The task:
Extract the lines from the start through the line that holds "const legTop = 686, legFs = 15.5;", both included, omitting all images.

Data extract:

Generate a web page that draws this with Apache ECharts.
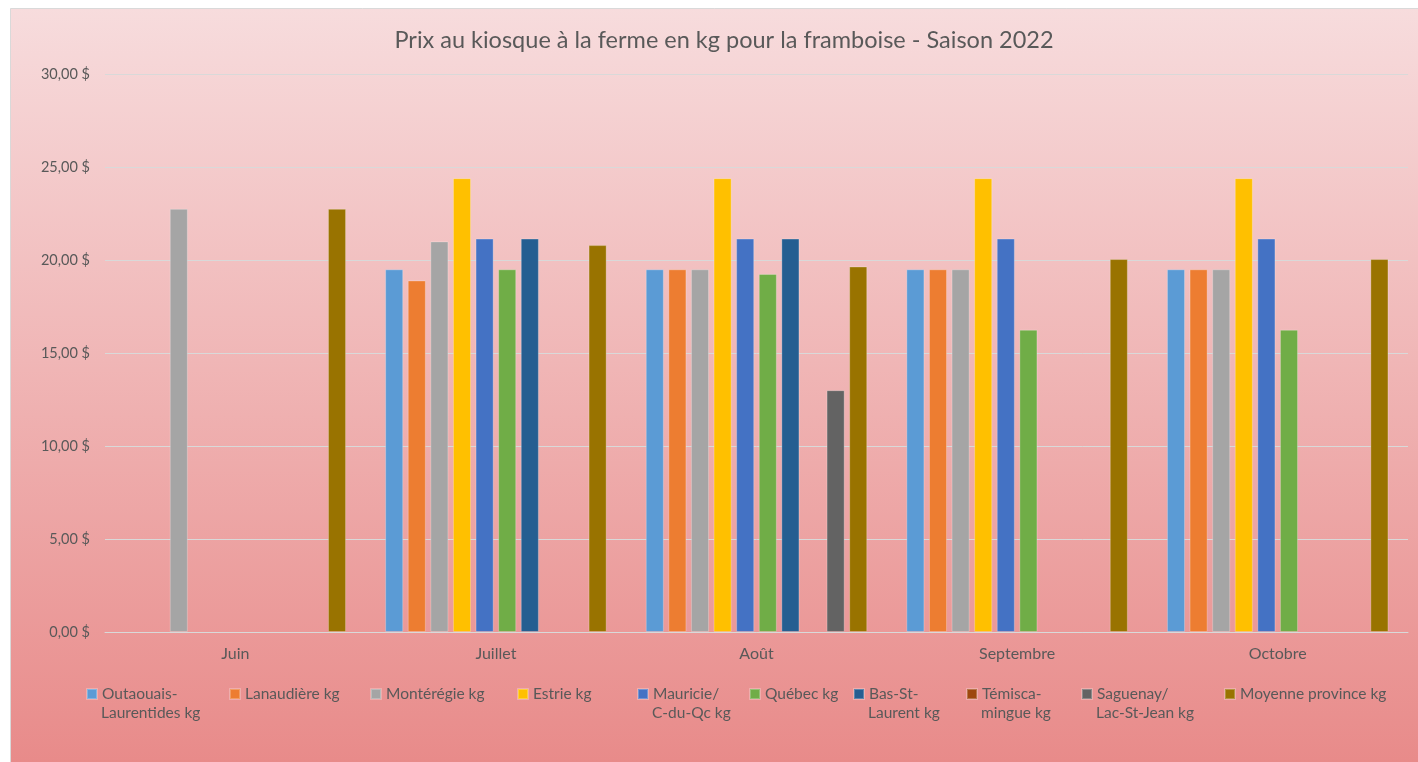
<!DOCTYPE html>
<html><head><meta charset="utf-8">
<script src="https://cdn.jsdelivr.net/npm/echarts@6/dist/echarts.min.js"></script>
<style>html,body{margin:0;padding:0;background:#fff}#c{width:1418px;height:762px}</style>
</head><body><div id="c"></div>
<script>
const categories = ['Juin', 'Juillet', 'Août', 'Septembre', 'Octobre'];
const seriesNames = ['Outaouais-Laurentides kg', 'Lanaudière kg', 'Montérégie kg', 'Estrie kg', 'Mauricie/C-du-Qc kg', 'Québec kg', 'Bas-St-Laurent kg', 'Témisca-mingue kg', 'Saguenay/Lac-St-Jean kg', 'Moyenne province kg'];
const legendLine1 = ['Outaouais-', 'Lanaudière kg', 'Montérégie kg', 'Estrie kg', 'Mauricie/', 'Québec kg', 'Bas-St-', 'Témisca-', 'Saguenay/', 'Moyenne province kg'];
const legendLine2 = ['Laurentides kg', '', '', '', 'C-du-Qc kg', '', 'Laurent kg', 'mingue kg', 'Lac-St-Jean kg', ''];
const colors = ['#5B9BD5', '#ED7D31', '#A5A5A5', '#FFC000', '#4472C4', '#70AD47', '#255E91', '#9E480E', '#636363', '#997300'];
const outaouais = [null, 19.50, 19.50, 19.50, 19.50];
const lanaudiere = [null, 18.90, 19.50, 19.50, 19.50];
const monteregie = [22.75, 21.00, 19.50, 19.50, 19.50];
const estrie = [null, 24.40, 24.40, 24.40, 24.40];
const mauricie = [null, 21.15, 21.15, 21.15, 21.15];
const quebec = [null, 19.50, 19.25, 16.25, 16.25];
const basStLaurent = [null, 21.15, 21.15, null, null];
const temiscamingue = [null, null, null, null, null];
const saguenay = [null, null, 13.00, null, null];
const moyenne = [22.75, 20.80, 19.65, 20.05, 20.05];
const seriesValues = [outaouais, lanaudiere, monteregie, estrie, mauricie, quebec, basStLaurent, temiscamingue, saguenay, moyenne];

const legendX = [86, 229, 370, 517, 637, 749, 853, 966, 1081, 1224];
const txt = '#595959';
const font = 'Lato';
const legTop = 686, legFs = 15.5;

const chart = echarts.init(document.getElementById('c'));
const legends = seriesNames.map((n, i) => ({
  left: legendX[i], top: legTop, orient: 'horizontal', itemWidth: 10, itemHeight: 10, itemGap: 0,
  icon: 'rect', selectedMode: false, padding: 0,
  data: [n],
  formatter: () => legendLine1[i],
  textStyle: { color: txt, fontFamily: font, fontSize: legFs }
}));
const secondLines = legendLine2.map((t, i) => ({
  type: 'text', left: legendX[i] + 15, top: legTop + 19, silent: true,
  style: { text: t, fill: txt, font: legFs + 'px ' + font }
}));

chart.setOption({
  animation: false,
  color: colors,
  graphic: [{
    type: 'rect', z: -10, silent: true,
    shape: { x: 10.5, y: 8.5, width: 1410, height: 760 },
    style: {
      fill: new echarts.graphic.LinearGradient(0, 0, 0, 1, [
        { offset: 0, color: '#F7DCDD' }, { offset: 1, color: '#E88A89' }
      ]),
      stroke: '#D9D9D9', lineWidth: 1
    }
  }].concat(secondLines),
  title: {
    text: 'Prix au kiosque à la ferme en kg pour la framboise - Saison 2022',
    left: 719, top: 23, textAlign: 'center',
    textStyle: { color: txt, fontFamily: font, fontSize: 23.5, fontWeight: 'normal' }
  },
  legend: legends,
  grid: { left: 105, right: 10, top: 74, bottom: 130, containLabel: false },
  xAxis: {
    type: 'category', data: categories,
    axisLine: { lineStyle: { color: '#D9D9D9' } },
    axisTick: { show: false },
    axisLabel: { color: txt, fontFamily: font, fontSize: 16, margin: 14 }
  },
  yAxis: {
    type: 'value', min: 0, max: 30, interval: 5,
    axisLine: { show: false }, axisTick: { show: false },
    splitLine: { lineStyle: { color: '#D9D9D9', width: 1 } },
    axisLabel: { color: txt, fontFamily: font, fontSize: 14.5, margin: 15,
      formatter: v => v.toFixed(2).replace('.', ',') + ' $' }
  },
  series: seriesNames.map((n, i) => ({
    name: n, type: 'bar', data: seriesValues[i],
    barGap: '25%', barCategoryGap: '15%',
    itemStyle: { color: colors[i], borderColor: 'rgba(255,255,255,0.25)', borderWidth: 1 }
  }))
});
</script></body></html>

Answer to the exercise:
Generate a web page that draws this with Apache ECharts.
<!DOCTYPE html>
<html><head><meta charset="utf-8">
<script src="https://cdn.jsdelivr.net/npm/echarts@6/dist/echarts.min.js"></script>
<style>html,body{margin:0;padding:0;background:#fff}#c{width:1418px;height:762px}</style>
</head><body><div id="c"></div>
<script>
const categories = ['Juin', 'Juillet', 'Août', 'Septembre', 'Octobre'];
const seriesNames = ['Outaouais-Laurentides kg', 'Lanaudière kg', 'Montérégie kg', 'Estrie kg', 'Mauricie/C-du-Qc kg', 'Québec kg', 'Bas-St-Laurent kg', 'Témisca-mingue kg', 'Saguenay/Lac-St-Jean kg', 'Moyenne province kg'];
const legendLine1 = ['Outaouais-', 'Lanaudière kg', 'Montérégie kg', 'Estrie kg', 'Mauricie/', 'Québec kg', 'Bas-St-', 'Témisca-', 'Saguenay/', 'Moyenne province kg'];
const legendLine2 = ['Laurentides kg', '', '', '', 'C-du-Qc kg', '', 'Laurent kg', 'mingue kg', 'Lac-St-Jean kg', ''];
const colors = ['#5B9BD5', '#ED7D31', '#A5A5A5', '#FFC000', '#4472C4', '#70AD47', '#255E91', '#9E480E', '#636363', '#997300'];
const outaouais = [null, 19.50, 19.50, 19.50, 19.50];
const lanaudiere = [null, 18.90, 19.50, 19.50, 19.50];
const monteregie = [22.75, 21.00, 19.50, 19.50, 19.50];
const estrie = [null, 24.40, 24.40, 24.40, 24.40];
const mauricie = [null, 21.15, 21.15, 21.15, 21.15];
const quebec = [null, 19.50, 19.25, 16.25, 16.25];
const basStLaurent = [null, 21.15, 21.15, null, null];
const temiscamingue = [null, null, null, null, null];
const saguenay = [null, null, 13.00, null, null];
const moyenne = [22.75, 20.80, 19.65, 20.05, 20.05];
const seriesValues = [outaouais, lanaudiere, monteregie, estrie, mauricie, quebec, basStLaurent, temiscamingue, saguenay, moyenne];

const legendX = [86, 229, 370, 517, 637, 749, 853, 966, 1081, 1224];
const txt = '#595959';
const font = 'Lato';
const legTop = 686, legFs = 15.5;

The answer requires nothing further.